My '40 is all original brake-wise, and everything is brand new (sleeved cylinders & MC, all new lines. Contamination is not an issue. Truck will get used pretty infrequently, I'm sure.
Bought a big bottle of DOT5 but haven't opened it yet. Reading & reading and there's 2 camps; the 'I've used it for 25 years on 35 vehicles and no problems' and 'it leaks, water puddles, spongy pedal' and on & on.
Who has tackled this issue on an original truck & what's your opinion of which you've used?
I have never given dot 5 a thought till I saw this post. Now, after doing some reading on it..... I still don't know what to think. Seeing I have used gallons of dot 3, and have one on the shelf, that's probably what I'll be using. Let us know what you decide.
Vic
Could not find a clear consensus via variouis online forum combing.
I had thought initially that DOT 5 would not absorb moisture. It doesn't in that the fluid itself does not MIX with water/moisture, but a brake system filled with DOT5 will still absorb water… it'll just separate like oil/water do. Potentially the water may gather in one spot & potentially work harder at rotting out a component/ brake line.

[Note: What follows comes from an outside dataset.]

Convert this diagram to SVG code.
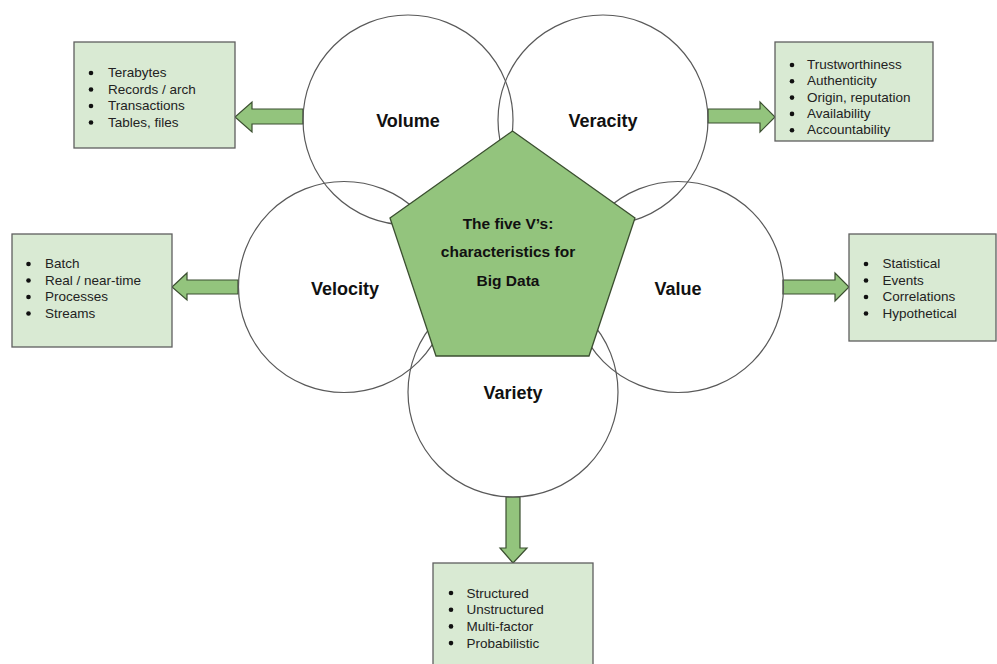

My truck's hard stuff (all 4 wheel cylinders and the master cylinder) have been sleeved with stainless, brake lines are cheap, and I have no finished paint to worry about spattering BF on. So I'm going with glycol-based DOT 3.
Brake fluid absorbs moisture but that's a feature, not a bug - in part so the line won't ever freeze solid. DOT 3 is good stuff, just change it out periodically to keep corrosion at bay. Hardly anyone does this.
I've been told that if you want to run DOT 5 you have to have a clean, new system that hasn't had fluid in it. It has something to do with the different compounds of DOT 5 vs DOT 3.